-- START Exercise materials --
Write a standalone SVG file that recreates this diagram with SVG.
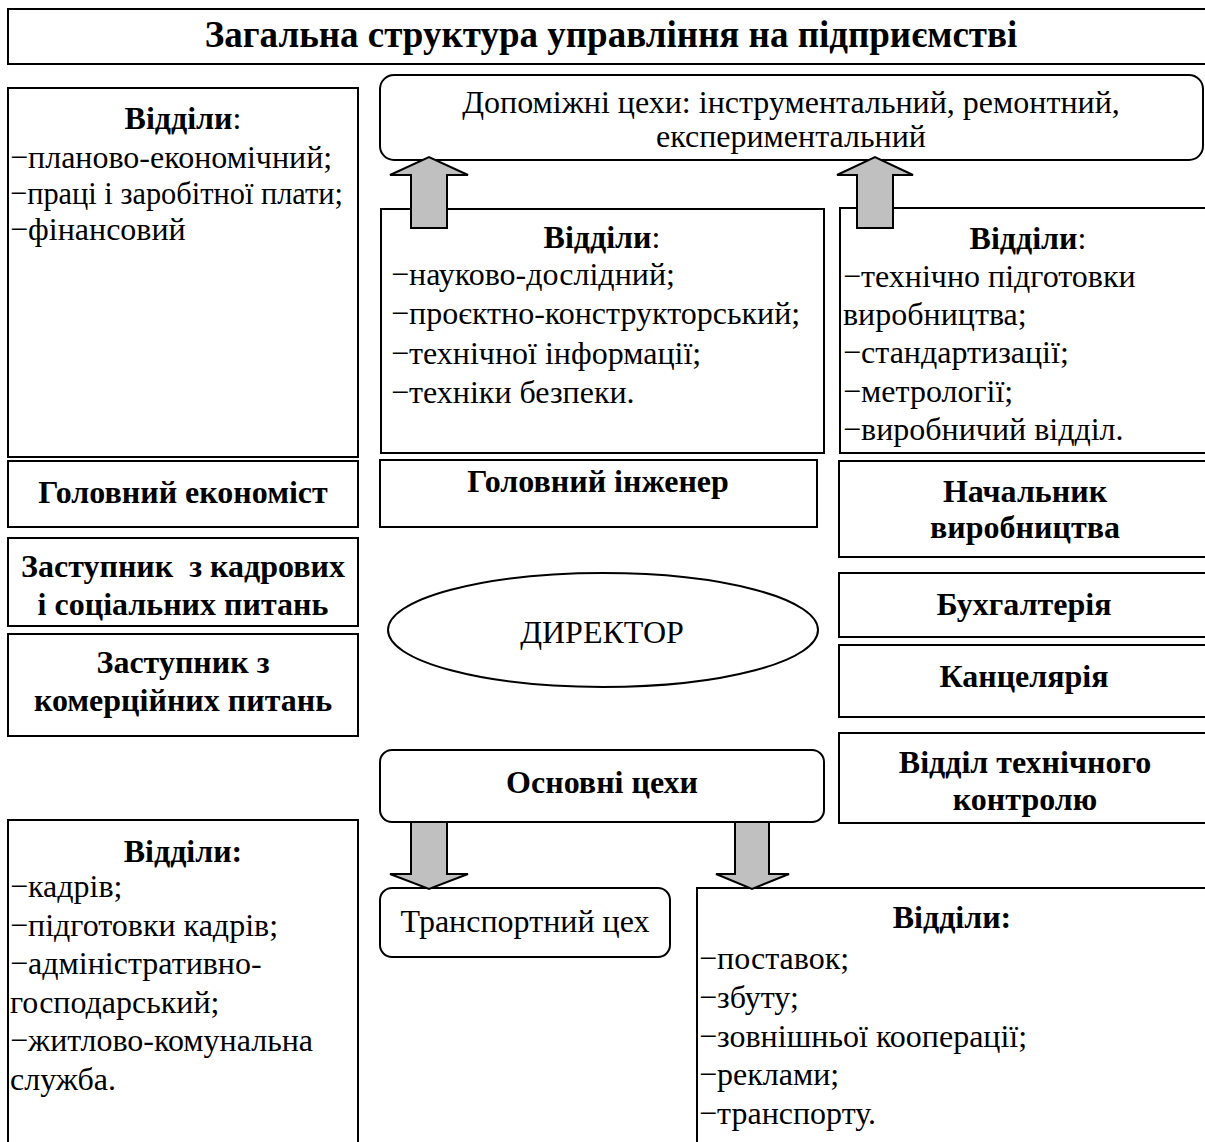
<svg xmlns="http://www.w3.org/2000/svg" width="1205" height="1142" viewBox="0 0 1205 1142">
<style>
.box{fill:#fff;stroke:#000;stroke-width:2}
.arr{fill:#c0c0c0;stroke:#000;stroke-width:2;stroke-linejoin:miter}
text{font-family:"Liberation Serif","Times New Roman",serif;font-size:32px;fill:#000}
.b{font-weight:bold}
.c{text-anchor:middle}
.t{font-size:37px;font-weight:bold}
</style>
<rect width="1205" height="1142" fill="#fff"/>
<g id="title">
<rect class="box" x="8" y="9" width="1210" height="55"/>
<text class="t c" x="611" y="47">Загальна структура управління на підприємстві</text>
</g>
<g id="econ-depts">
<rect class="box" x="8" y="88" width="350" height="369"/>
<text class="c" x="183" y="129"><tspan class="b">Відділи</tspan>:</text>
<text x="10" y="168">−планово-економічний;</text>
<text x="10" y="204" textLength="333" lengthAdjust="spacingAndGlyphs">−праці і заробітної плати;</text>
<text x="10" y="240">−фінансовий</text>
</g>
<g id="chief-economist">
<rect class="box" x="8" y="461" width="350" height="66"/>
<text class="b c" x="183" y="503">Головний економіст</text>
</g>
<g id="deputy-hr">
<rect class="box" x="8" y="538" width="350" height="88"/>
<text class="b c" x="183" y="577" xml:space="preserve">Заступник  з кадрових</text>
<text class="b c" x="183" y="615">і соціальних питань</text>
</g>
<g id="deputy-commercial">
<rect class="box" x="8" y="634" width="350" height="102"/>
<text class="b c" x="183" y="673">Заступник з</text>
<text class="b c" x="183" y="711">комерційних питань</text>
</g>
<g id="hr-depts">
<rect class="box" x="8" y="820" width="350" height="340"/>
<text class="b c" x="183" y="862">Відділи:</text>
<text x="10" y="897">−кадрів;</text>
<text x="10" y="936">−підготовки кадрів;</text>
<text x="10" y="974">−адміністративно-</text>
<text x="10" y="1013">господарський;</text>
<text x="10" y="1051">−житлово-комунальна</text>
<text x="10" y="1090">служба.</text>
</g>
<g id="aux-shops">
<rect class="box" x="380" y="75" width="823" height="85" rx="14"/>
<text class="c" x="791" y="113">Допоміжні цехи: інструментальний, ремонтний,</text>
<text class="c" x="791" y="147">експериментальний</text>
</g>
<g id="eng-depts">
<rect class="box" x="381" y="209" width="443" height="244"/>
<text class="c" x="602" y="248"><tspan class="b">Відділи</tspan>:</text>
<text x="391" y="285">−науково-дослідний;</text>
<text x="391" y="324">−проєктно-конструкторський;</text>
<text x="391" y="364">−технічної інформації;</text>
<text x="391" y="403">−техніки безпеки.</text>
</g>
<g id="prod-depts">
<rect class="box" x="840" y="208" width="380" height="245"/>
<text class="c" x="1028" y="249"><tspan class="b">Відділи</tspan>:</text>
<text x="843" y="287">−технічно підготовки</text>
<text x="843" y="325">виробництва;</text>
<text x="843" y="363">−стандартизації;</text>
<text x="843" y="402">−метрології;</text>
<text x="843" y="440">−виробничий відділ.</text>
</g>
<g id="chief-engineer">
<rect class="box" x="380" y="460" width="437" height="67"/>
<text class="b c" x="598" y="492">Головний інженер</text>
</g>
<g id="head-production">
<rect class="box" x="839" y="461" width="380" height="96"/>
<text class="b c" x="1025" y="502">Начальник</text>
<text class="b c" x="1025" y="538">виробництва</text>
</g>
<g id="accounting">
<rect class="box" x="839" y="573" width="380" height="64"/>
<text class="b c" x="1024" y="615">Бухгалтерія</text>
</g>
<g id="office">
<rect class="box" x="839" y="645" width="380" height="72"/>
<text class="b c" x="1024" y="687">Канцелярія</text>
</g>
<g id="qc">
<rect class="box" x="839" y="733" width="380" height="90"/>
<text class="b c" x="1025" y="773">Відділ технічного</text>
<text class="b c" x="1025" y="810">контролю</text>
</g>
<g id="director">
<ellipse class="box" cx="603" cy="630" rx="215" ry="57"/>
<text class="c" x="602" y="643">ДИРЕКТОР</text>
</g>
<g id="main-shops">
<rect class="box" x="380" y="750" width="444" height="72" rx="12"/>
<text class="b c" x="602" y="793">Основні цехи</text>
</g>
<g id="transport-shop">
<rect class="box" x="380" y="888" width="290" height="69" rx="12"/>
<text class="c" x="525" y="932">Транспортний цех</text>
</g>
<g id="supply-depts">
<rect class="box" x="697" y="888" width="520" height="270"/>
<text class="b c" x="952" y="928">Відділи:</text>
<text x="699" y="969">−поставок;</text>
<text x="699" y="1008">−збуту;</text>
<text x="699" y="1047">−зовнішньої кооперації;</text>
<text x="699" y="1085">−реклами;</text>
<text x="699" y="1124">−транспорту.</text>
</g>
<g id="connectors">
<polygon class="arr" points="411,228 411,175 390,175 429,157 468,175 447,175 447,228"/>
<polygon class="arr" points="857,228 857,175 837,175 875,157 913,175 893,175 893,228"/>
<polygon class="arr" points="411,822 411,874 390,874 429,889 468,874 447,874 447,822"/>
<polygon class="arr" points="735,822 735,874 716,874 752,889 789,874 769,874 769,822"/>
</g>
</svg>
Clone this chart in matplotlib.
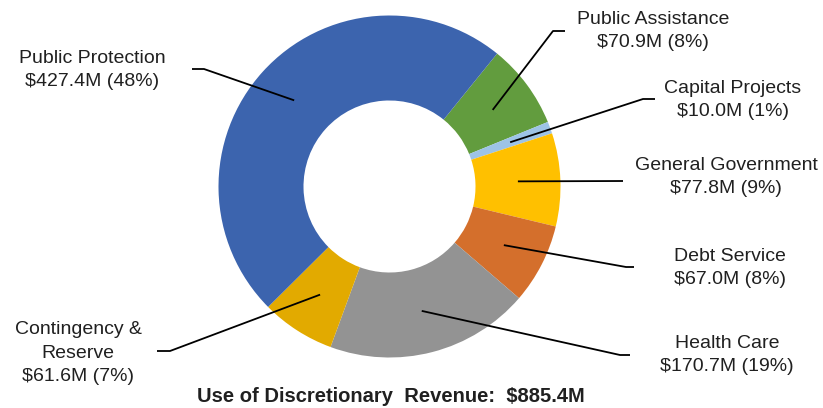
import matplotlib.pyplot as plt
import numpy as np

plt.rcParams['font.family'] = ['Liberation Sans', 'DejaVu Sans']

# Dati (in ordine orario, partendo da Public Assistance)
categorie = ["Public Assistance", "Capital Projects", "General Government",
             "Debt Service", "Health Care", "Contingency &\nReserve", "Public Protection"]
valori = [70.9, 10.0, 77.8, 67.0, 170.7, 61.6, 427.4]
percentuali = ["8%", "1%", "9%", "8%", "19%", "7%", "48%"]
colori = ["#629C3E", "#9DC3E6", "#FFC000", "#D46F2C", "#939393", "#E2AA00", "#3C64AE"]
totale = "$885.4M"

# Posizione delle etichette (pixel): testo x, testo y, gomito x, gomito y, fine x
etichette_pos = [
    (653, 31, 553, 31, 565),
    (733, 100, 643, 99, 655),
    (726, 177, 623, 181, 623),
    (730, 268, 626, 267, 634),
    (727, 355, 620, 355, 630),
    (78, 353, 170, 351, 157),
    (92, 70, 204, 69, 192),
]

W, H = 823, 408
fig = plt.figure(figsize=(W / 100, H / 100), dpi=100)
ax = fig.add_axes([0, 0, 1, 1])

cx, cy = 389.5, H - 186.5
R = 171
larghezza = 85
start = 51.0

ax.pie(valori, colors=colori, startangle=start, counterclock=False,
       center=(cx, cy), radius=R, frame=True,
       wedgeprops=dict(width=larghezza, edgecolor='none'))
ax.set_xlim(0, W)
ax.set_ylim(0, H)
ax.set_aspect('equal')
ax.axis('off')

tot = sum(valori)
ang = start
for nome, v, p, pos in zip(categorie, valori, percentuali, etichette_pos):
    span = v / tot * 360
    mid = np.deg2rad(ang - span / 2)
    ang -= span
    rm = R - larghezza / 2
    px, py = cx + rm * np.cos(mid), cy + rm * np.sin(mid)
    tx, ty, ex, ey, fx = pos
    ax.plot([px, ex, fx], [py, H - ey, H - ey], color='black', lw=1.3,
            solid_capstyle='butt')
    ax.text(tx, H - ty, f"{nome}\n${v:.1f}M ({p})", ha='center', va='center',
            fontsize=14, linespacing=1.5, color='#202020')

ax.text(391, H - 396, f"Use of Discretionary  Revenue:  {totale}", ha='center',
        va='center', fontsize=14.5, fontweight='bold', color='#202020')

fig.savefig("out.png", dpi=100)
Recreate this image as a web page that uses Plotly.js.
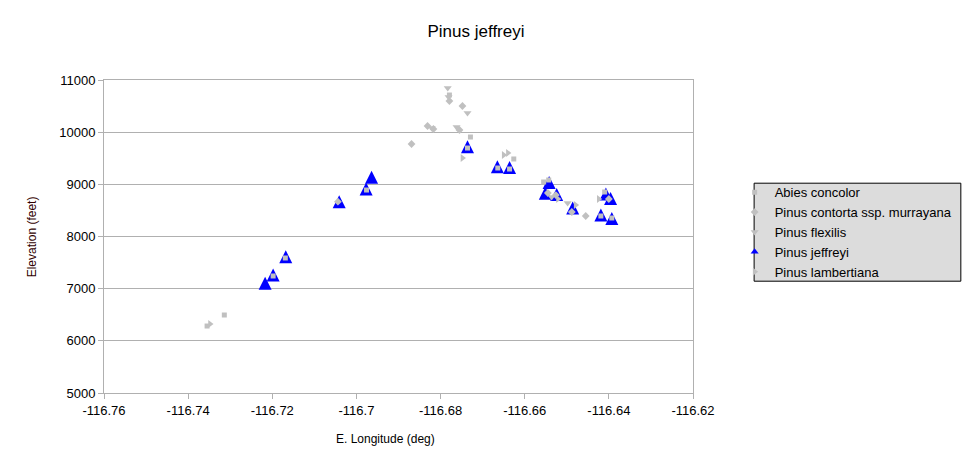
-- END Exercise materials --
Exercise aim: Write out all the entries word for word, but skip any images.

Exercise answer:
Write a standalone SVG file that recreates this diagram with SVG.
<svg xmlns="http://www.w3.org/2000/svg" width="1205" height="1142" viewBox="0 0 1205 1142">
<style>
.box{fill:#fff;stroke:#000;stroke-width:2}
.arr{fill:#c0c0c0;stroke:#000;stroke-width:2;stroke-linejoin:miter}
text{font-family:"Liberation Serif","Times New Roman",serif;font-size:32px;fill:#000}
.b{font-weight:bold}
.c{text-anchor:middle}
.t{font-size:37px;font-weight:bold}
</style>
<rect width="1205" height="1142" fill="#fff"/>
<g id="title">
<rect class="box" x="8" y="9" width="1210" height="55"/>
<text class="t c" x="611" y="47">Загальна структура управління на підприємстві</text>
</g>
<g id="econ-depts">
<rect class="box" x="8" y="88" width="350" height="369"/>
<text class="c" x="183" y="129"><tspan class="b">Відділи</tspan>:</text>
<text x="10" y="168">−планово-економічний;</text>
<text x="10" y="204" textLength="333" lengthAdjust="spacingAndGlyphs">−праці і заробітної плати;</text>
<text x="10" y="240">−фінансовий</text>
</g>
<g id="chief-economist">
<rect class="box" x="8" y="461" width="350" height="66"/>
<text class="b c" x="183" y="503">Головний економіст</text>
</g>
<g id="deputy-hr">
<rect class="box" x="8" y="538" width="350" height="88"/>
<text class="b c" x="183" y="577" xml:space="preserve">Заступник  з кадрових</text>
<text class="b c" x="183" y="615">і соціальних питань</text>
</g>
<g id="deputy-commercial">
<rect class="box" x="8" y="634" width="350" height="102"/>
<text class="b c" x="183" y="673">Заступник з</text>
<text class="b c" x="183" y="711">комерційних питань</text>
</g>
<g id="hr-depts">
<rect class="box" x="8" y="820" width="350" height="340"/>
<text class="b c" x="183" y="862">Відділи:</text>
<text x="10" y="897">−кадрів;</text>
<text x="10" y="936">−підготовки кадрів;</text>
<text x="10" y="974">−адміністративно-</text>
<text x="10" y="1013">господарський;</text>
<text x="10" y="1051">−житлово-комунальна</text>
<text x="10" y="1090">служба.</text>
</g>
<g id="aux-shops">
<rect class="box" x="380" y="75" width="823" height="85" rx="14"/>
<text class="c" x="791" y="113">Допоміжні цехи: інструментальний, ремонтний,</text>
<text class="c" x="791" y="147">експериментальний</text>
</g>
<g id="eng-depts">
<rect class="box" x="381" y="209" width="443" height="244"/>
<text class="c" x="602" y="248"><tspan class="b">Відділи</tspan>:</text>
<text x="391" y="285">−науково-дослідний;</text>
<text x="391" y="324">−проєктно-конструкторський;</text>
<text x="391" y="364">−технічної інформації;</text>
<text x="391" y="403">−техніки безпеки.</text>
</g>
<g id="prod-depts">
<rect class="box" x="840" y="208" width="380" height="245"/>
<text class="c" x="1028" y="249"><tspan class="b">Відділи</tspan>:</text>
<text x="843" y="287">−технічно підготовки</text>
<text x="843" y="325">виробництва;</text>
<text x="843" y="363">−стандартизації;</text>
<text x="843" y="402">−метрології;</text>
<text x="843" y="440">−виробничий відділ.</text>
</g>
<g id="chief-engineer">
<rect class="box" x="380" y="460" width="437" height="67"/>
<text class="b c" x="598" y="492">Головний інженер</text>
</g>
<g id="head-production">
<rect class="box" x="839" y="461" width="380" height="96"/>
<text class="b c" x="1025" y="502">Начальник</text>
<text class="b c" x="1025" y="538">виробництва</text>
</g>
<g id="accounting">
<rect class="box" x="839" y="573" width="380" height="64"/>
<text class="b c" x="1024" y="615">Бухгалтерія</text>
</g>
<g id="office">
<rect class="box" x="839" y="645" width="380" height="72"/>
<text class="b c" x="1024" y="687">Канцелярія</text>
</g>
<g id="qc">
<rect class="box" x="839" y="733" width="380" height="90"/>
<text class="b c" x="1025" y="773">Відділ технічного</text>
<text class="b c" x="1025" y="810">контролю</text>
</g>
<g id="director">
<ellipse class="box" cx="603" cy="630" rx="215" ry="57"/>
<text class="c" x="602" y="643">ДИРЕКТОР</text>
</g>
<g id="main-shops">
<rect class="box" x="380" y="750" width="444" height="72" rx="12"/>
<text class="b c" x="602" y="793">Основні цехи</text>
</g>
<g id="transport-shop">
<rect class="box" x="380" y="888" width="290" height="69" rx="12"/>
<text class="c" x="525" y="932">Транспортний цех</text>
</g>
<g id="supply-depts">
<rect class="box" x="697" y="888" width="520" height="270"/>
<text class="b c" x="952" y="928">Відділи:</text>
<text x="699" y="969">−поставок;</text>
<text x="699" y="1008">−збуту;</text>
<text x="699" y="1047">−зовнішньої кооперації;</text>
<text x="699" y="1085">−реклами;</text>
<text x="699" y="1124">−транспорту.</text>
</g>
<g id="connectors">
<polygon class="arr" points="411,228 411,175 390,175 429,157 468,175 447,175 447,228"/>
<polygon class="arr" points="857,228 857,175 837,175 875,157 913,175 893,175 893,228"/>
<polygon class="arr" points="411,822 411,874 390,874 429,889 468,874 447,874 447,822"/>
<polygon class="arr" points="735,822 735,874 716,874 752,889 789,874 769,874 769,822"/>
</g>
</svg>
Clone this chart in matplotlib.
import matplotlib.pyplot as plt
import numpy as np

plt.rcParams['font.family'] = ['Liberation Sans', 'DejaVu Sans']

# Dati (in ordine orario, partendo da Public Assistance)
categorie = ["Public Assistance", "Capital Projects", "General Government",
             "Debt Service", "Health Care", "Contingency &\nReserve", "Public Protection"]
valori = [70.9, 10.0, 77.8, 67.0, 170.7, 61.6, 427.4]
percentuali = ["8%", "1%", "9%", "8%", "19%", "7%", "48%"]
colori = ["#629C3E", "#9DC3E6", "#FFC000", "#D46F2C", "#939393", "#E2AA00", "#3C64AE"]
totale = "$885.4M"

# Posizione delle etichette (pixel): testo x, testo y, gomito x, gomito y, fine x
etichette_pos = [
    (653, 31, 553, 31, 565),
    (733, 100, 643, 99, 655),
    (726, 177, 623, 181, 623),
    (730, 268, 626, 267, 634),
    (727, 355, 620, 355, 630),
    (78, 353, 170, 351, 157),
    (92, 70, 204, 69, 192),
]

W, H = 823, 408
fig = plt.figure(figsize=(W / 100, H / 100), dpi=100)
ax = fig.add_axes([0, 0, 1, 1])

cx, cy = 389.5, H - 186.5
R = 171
larghezza = 85
start = 51.0

ax.pie(valori, colors=colori, startangle=start, counterclock=False,
       center=(cx, cy), radius=R, frame=True,
       wedgeprops=dict(width=larghezza, edgecolor='none'))
ax.set_xlim(0, W)
ax.set_ylim(0, H)
ax.set_aspect('equal')
ax.axis('off')

tot = sum(valori)
ang = start
for nome, v, p, pos in zip(categorie, valori, percentuali, etichette_pos):
    span = v / tot * 360
    mid = np.deg2rad(ang - span / 2)
    ang -= span
    rm = R - larghezza / 2
    px, py = cx + rm * np.cos(mid), cy + rm * np.sin(mid)
    tx, ty, ex, ey, fx = pos
    ax.plot([px, ex, fx], [py, H - ey, H - ey], color='black', lw=1.3,
            solid_capstyle='butt')
    ax.text(tx, H - ty, f"{nome}\n${v:.1f}M ({p})", ha='center', va='center',
            fontsize=14, linespacing=1.5, color='#202020')

ax.text(391, H - 396, f"Use of Discretionary  Revenue:  {totale}", ha='center',
        va='center', fontsize=14.5, fontweight='bold', color='#202020')

fig.savefig("out.png", dpi=100)
Recreate this image as a web page that uses Plotly.js.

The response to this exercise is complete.